COMMERCIAL: A controversial mental health procurement could land commissioners with added expense by leaving the existing provider, which bid unsuccessfully for the contract, with stranded costs, according to an external review.

  • New 0-25 mental health service could lead to higher costs elsewhere in the system
  • Incumbent trust says it will lose £14.2m a year
  • Provider and commissioners disagree over “out of area” beds
  • New service now will not fully go live until April

Clinical commissioning groups in Birmingham have jointly tendered a service to integrate mental health services for children with those for adults aged 25 and under. The contract is worth £23.7m per year, and has been awarded to a consortium called Forward Thinking Birmingham.

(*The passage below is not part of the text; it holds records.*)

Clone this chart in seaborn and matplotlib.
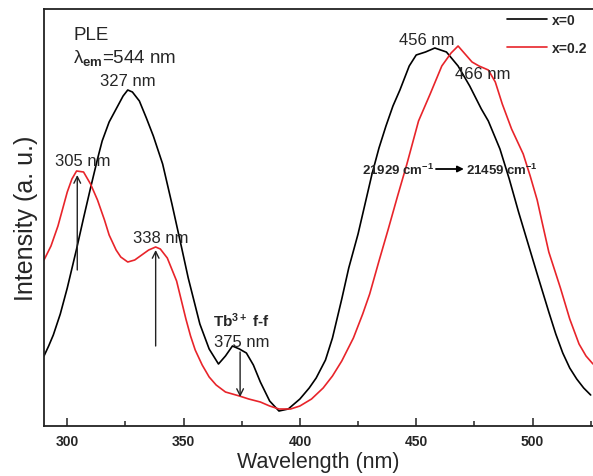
import pandas as pd
import matplotlib
matplotlib.use("Agg")
import matplotlib.pyplot as plt
import seaborn as sns

# excitation spectra (wavelength in nm, intensity in a.u.)
wl_x0 = [290, 292, 294, 297, 300, 304, 307, 310, 313, 315, 318, 321, 324, 326, 328, 331,
         334, 337, 341, 345, 349, 352, 357, 361, 365, 368, 371, 374, 377, 380, 383,
         387, 391, 395, 400, 404, 407, 411, 414, 418, 421, 425, 428, 431, 434, 437,
         440, 443, 447, 450, 454, 458, 463, 468, 473, 478, 481, 486, 490, 494, 498,
         502, 507, 510, 513, 516, 519, 522, 525]
int_x0 = [70, 80, 91, 112, 138, 177, 208, 238, 267, 285, 304, 317, 330, 336, 334, 325,
          308, 290, 262, 222, 180, 148, 102, 77, 62, 70, 80, 77, 73, 61, 44,
          25, 15, 17, 27, 38, 48, 66, 88, 127, 158, 192, 222, 252, 278, 300,
          320, 336, 360, 371, 374, 378, 374, 360, 340, 317, 305, 277, 247, 214, 183,
          152, 114, 92, 73, 58, 47, 38, 31]

wl_x02 = [290, 293, 296, 300, 302, 304, 307, 310, 313, 316, 318, 321, 323, 326, 329,
          332, 335, 338, 340, 343, 347, 349, 351, 353, 355, 358, 361, 364, 368, 374,
          378, 383, 387, 391, 396, 400, 405, 410, 414, 418, 423, 427, 430, 434, 438,
          442, 446, 451, 456, 461, 465, 468, 471, 474, 477, 481, 484, 487, 491, 496,
          499, 502, 504, 507, 512, 516, 520, 523, 526]
int_x02 = [166, 180, 200, 234, 247, 255, 254, 242, 226, 206, 191, 176, 169, 164, 166,
           171, 176, 179, 177, 168, 145, 126, 107, 90, 76, 61, 49, 41, 34, 30,
           27, 24, 20, 17, 17, 20, 27, 38, 50, 65, 88, 112, 132, 165, 197,
           230, 262, 305, 332, 360, 373, 380, 372, 364, 360, 356, 344, 322, 297, 272,
           250, 226, 205, 174, 138, 107, 82, 70, 62]

series_names = ["x=0", "x=0.2"]
series_colors = ["black", "#e8242a"]
x_ticks = [300, 350, 400, 450, 500]

df = pd.concat([
    pd.DataFrame({"wl": wl_x0, "intensity": int_x0, "sample": series_names[0]}),
    pd.DataFrame({"wl": wl_x02, "intensity": int_x02, "sample": series_names[1]}),
])

sns.set_theme(style="ticks")
plt.rcParams["font.family"] = ["Liberation Sans", "DejaVu Sans"]
plt.rcParams["mathtext.fontset"] = "custom"
plt.rcParams["mathtext.rm"] = "Liberation Sans"
plt.rcParams["mathtext.bf"] = "Liberation Sans:bold"
plt.rcParams["mathtext.it"] = "Liberation Sans:italic"

fig = plt.figure(figsize=(5.93, 4.77), dpi=100)
ax = fig.add_axes([44 / 593, 50 / 477, 549 / 593, 417 / 477])

sns.lineplot(data=df, x="wl", y="intensity", hue="sample",
             palette=dict(zip(series_names, series_colors)),
             estimator=None, sort=False, lw=1.2, ax=ax)

ax.set_xlim(290, 526)
ax.set_ylim(0, 417)
ax.set_xticks(x_ticks)
ax.set_xticks([325, 375, 425, 475, 525], minor=True)
ax.set_yticks([])
ax.tick_params(axis="x", which="major", direction="in", length=6, width=1.1,
               labelsize=10, pad=6, color="#222222")
ax.tick_params(axis="x", which="minor", direction="in", length=3.5, width=1.1,
               color="#222222")
for lab in ax.get_xticklabels():
    lab.set_fontweight("bold")
for side in ["left", "bottom", "top"]:
    ax.spines[side].set_linewidth(1.3)
    ax.spines[side].set_color("#222222")
ax.spines["right"].set_visible(False)

ax.set_xlabel("Wavelength (nm)", fontsize=15.5, labelpad=2)
ax.set_ylabel("Intensity (a. u.)", fontsize=18, labelpad=4)

handles, labels = ax.get_legend_handles_labels()
ax.legend(handles, labels, loc="upper right", bbox_to_anchor=(0.989, 0.99),
          frameon=False, prop={"weight": "bold", "size": 10},
          handlelength=2.9, handletextpad=0.3, labelspacing=1.0,
          borderpad=0, borderaxespad=0)

# labels on the spectra
ax.text(302.5, 387, "PLE", fontsize=13.5, va="baseline")
ax.text(302.5, 364, r"λ$_{\mathbf{em}}$=544 nm", fontsize=13.5, va="baseline")
ax.text(326, 341, "327 nm", fontsize=12, ha="center", va="baseline")
ax.text(306.5, 261, "305 nm", fontsize=12, ha="center", va="baseline")
ax.text(340, 184, "338 nm", fontsize=12, ha="center", va="baseline")
ax.text(374.8, 100, r"Tb$^{\mathbf{3+}}$ f-f", fontsize=11, fontweight="bold",
        ha="center", va="baseline")
ax.text(374.8, 80, "375 nm", fontsize=12, ha="center", va="baseline")
ax.text(454.5, 382, "456 nm", fontsize=12, ha="center", va="baseline")
ax.text(478.5, 348, "466 nm", fontsize=12, ha="center", va="baseline")

ax.text(457.8, 257, "21929 cm$^{\\mathbf{-1}}$", fontsize=9.5, fontweight="bold",
        ha="right", va="center")
ax.annotate("", xy=(470.5, 257), xytext=(458.5, 257),
            arrowprops=dict(arrowstyle="-|>", lw=1.3, color="black",
                            shrinkA=0, shrinkB=0, mutation_scale=9))
ax.text(471.5, 257, "21459 cm$^{\\mathbf{-1}}$", fontsize=9.5, fontweight="bold",
        ha="left", va="center")

arrow_style = dict(arrowstyle="->", lw=1.0, color="#222222",
                   shrinkA=0, shrinkB=0, mutation_scale=12)
ax.annotate("", xy=(304.3, 251), xytext=(304.3, 156), arrowprops=arrow_style)
ax.annotate("", xy=(338, 176), xytext=(338, 80), arrowprops=arrow_style)
ax.annotate("", xy=(374.3, 29), xytext=(374.3, 74), arrowprops=arrow_style)

fig.savefig("out.png", dpi=100)
plt.close(fig)
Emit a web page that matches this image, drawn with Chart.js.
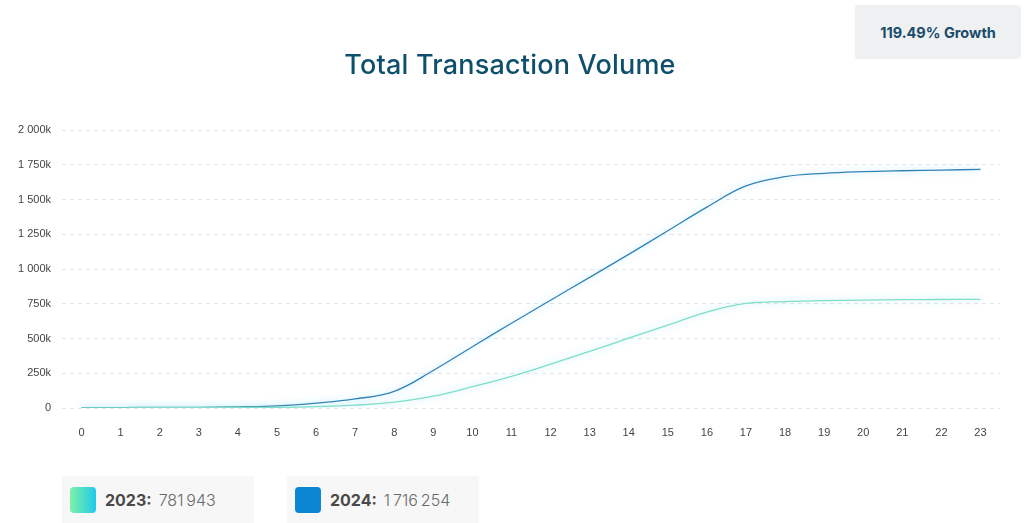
<!DOCTYPE html>
<html>
<head>
<meta charset="utf-8">
<script src="https://cdn.jsdelivr.net/npm/chart.js@4"></script>
<style>
  html,body{margin:0;padding:0;background:#fff;width:1024px;height:523px;overflow:hidden;font-family:"Open Sans",Inter,sans-serif;}
  #wrap{position:absolute;left:0;top:0;width:1024px;height:523px;}
  #title{position:absolute;left:0;width:1020px;top:48px;text-align:center;font-family:Inter,"Open Sans",sans-serif;font-size:27px;font-weight:500;color:#0e4f6b;letter-spacing:0.2px;}
  #growth{position:absolute;left:855px;top:5px;width:166px;height:54px;background:#eef0f2;border-radius:3px;display:flex;align-items:center;justify-content:center;font-family:Inter,sans-serif;font-weight:700;font-size:14.5px;color:#1a4b6a;}
  .leg{position:absolute;top:476px;height:47px;width:192px;background:#f7f7f7;display:flex;align-items:center;font-family:Inter,sans-serif;font-size:16px;color:#6a6a6a;}
  .sw{width:26px;height:26px;border-radius:4px;margin-left:8px;margin-right:9px;}
  .leg b{color:#4a4a4a;font-weight:700;margin-right:7px;}
  .leg span{font-weight:300;}
</style>
</head>
<body>
<div id="wrap"><canvas id="c" width="1024" height="523"></canvas></div>
<div id="title">Total Transaction Volume</div>
<div id="growth">119.49% Growth</div>
<div class="leg" style="left:62px;"><div class="sw" style="background:linear-gradient(90deg,#7ef2a6,#1ec9ea);"></div><b>2023:</b><span id="t23"></span></div>
<div class="leg" style="left:287px;"><div class="sw" style="background:#0a86d2;"></div><b>2024:</b><span id="t24"></span></div>
<script>
const hours = ["0","1","2","3","4","5","6","7","8","9","10","11","12","13","14","15","16","17","18","19","20","21","22","23"];
const values2023 = [1000,1500,2000,2500,3500,5000,10000,20000,42000,85000,153000,228000,315000,408000,502000,597000,690000,752000,766000,772000,776000,779000,780500,781943];
const values2024 = [2000,3000,4000,5000,8000,15000,35000,65000,120000,270000,441000,610000,775000,940000,1105000,1275000,1445000,1598000,1664000,1688000,1700000,1707000,1712000,1716254];
const yTicks = [0,250000,500000,750000,1000000,1250000,1500000,1750000,2000000];
const total2023 = 781943;
const total2024 = 1716254;

function spaced(n){return String(n).replace(/\B(?=(\d{3})+(?!\d))/g,"\u2009");}
document.getElementById('t23').textContent = spaced(total2023);
document.getElementById('t24').textContent = spaced(total2024);

const glow = {
  id:'glow',
  beforeDatasetDraw(chart){const c=chart.ctx;c.save();c.shadowColor='rgba(60,200,255,0.45)';c.shadowBlur=7;},
  afterDatasetDraw(chart){chart.ctx.restore();}
};

new Chart(document.getElementById('c'),{
  type:'line',
  data:{labels:hours,datasets:[
    {label:'2023',data:values2023,borderColor:'#7fdfc6',borderWidth:1.3,pointRadius:0,tension:0.4,fill:false},
    {label:'2024',data:values2024,borderColor:'#3483b5',borderWidth:1.3,pointRadius:0,tension:0.4,fill:false}
  ]},
  options:{
    responsive:false,animation:false,
    layout:{padding:{left:0,right:24,top:130,bottom:85}},
    plugins:{legend:{display:false},tooltip:{enabled:false},title:{display:false}},
    scales:{
      x:{offset:true,grid:{display:false},border:{display:false},
         ticks:{color:'#444',font:{family:'"Liberation Sans",Arial,sans-serif',size:11},padding:10,maxRotation:0,autoSkip:false},
         afterFit(s){s.height=30;}},
      y:{min:0,max:2000000,
         afterBuildTicks(s){s.ticks=yTicks.map(v=>({value:v}));},
         grid:{color:'#e6e6e6',drawTicks:false,lineWidth:1},
         border:{display:false,dash:[4,4]},
         ticks:{color:'#444',font:{family:'"Liberation Sans",Arial,sans-serif',size:11},padding:11,
           callback(v){return v===0?'0':String(v/1000).replace(/\B(?=(\d{3})+(?!\d))/g,' ')+'k';}},
         afterFit(s){s.width=62;}}
    }
  },
  plugins:[glow]
});
</script>
</body>
</html>
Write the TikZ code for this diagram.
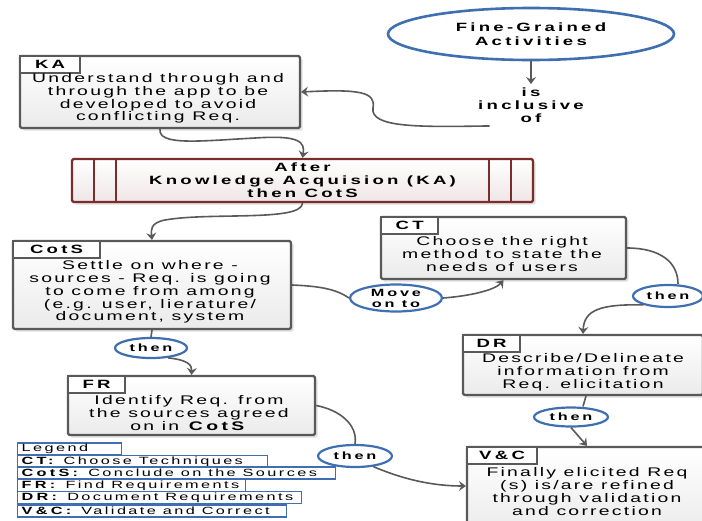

According to Birmingham CrossCity CCG’s board papers, an external impact assessment, conducted after the contract was awarded, “reveals a potential cost pressure to CCGs and the need for further analysis… particularly in financial terms”.

Birmingham Children's Hospital

Birmingham Children’s Hospital is leading the consortium that won the £23.7m a year contract

The CCG is affected by the contract, although the tender was led by Birmingham South Central CCG.

HSJ understands much of this new cost pressure will arise from “stranded costs”. Birmingham and Solihull Mental Health Foundation Trust – the current provider of services for people aged 16 and over – says it will lose £14.2m a year in revenue as a result of the transfer but it may not be able to cut expenditure by the same amount.

As a result, it could be left with liabilities such as staff unable to transfer to the new provider, or estates costs related to wards it cannot close despite the loss of 16-25 services.

This has prompted concerns locally about the viability of the remaining adult services as a result of the 0-25 contract. CCGs may have to spend more on adult services as a result.

Meanwhile, although Birmingham South Central CCG insists implementing the new contract has not been delayed, it has emerged that most of the new 0-25 service will not go live until April. In February, when the contract was awarded, the start date was given as October. Only a telephone line and an “access centre” will now open this month under current plans.

HSJ has also learned that commissioners in Birmingham are unhappy over Forward Thinking Birmingham’s plan to use beds in a Priory hospital in Cheadle, Greater Manchester. The consortium plans to use the site for female psychiatric intensive care patients. Commissioners would rather beds were found in Birmingham, but the provider argued that these patients are already treated “out of area”.

The consortium is led by Birmingham Children’s Hospital FT, which already provides mental health services for young people in the city, and also includes Priory Group, the Children’s Society, Beacon UK, and Worcestershire Health and Care Trust.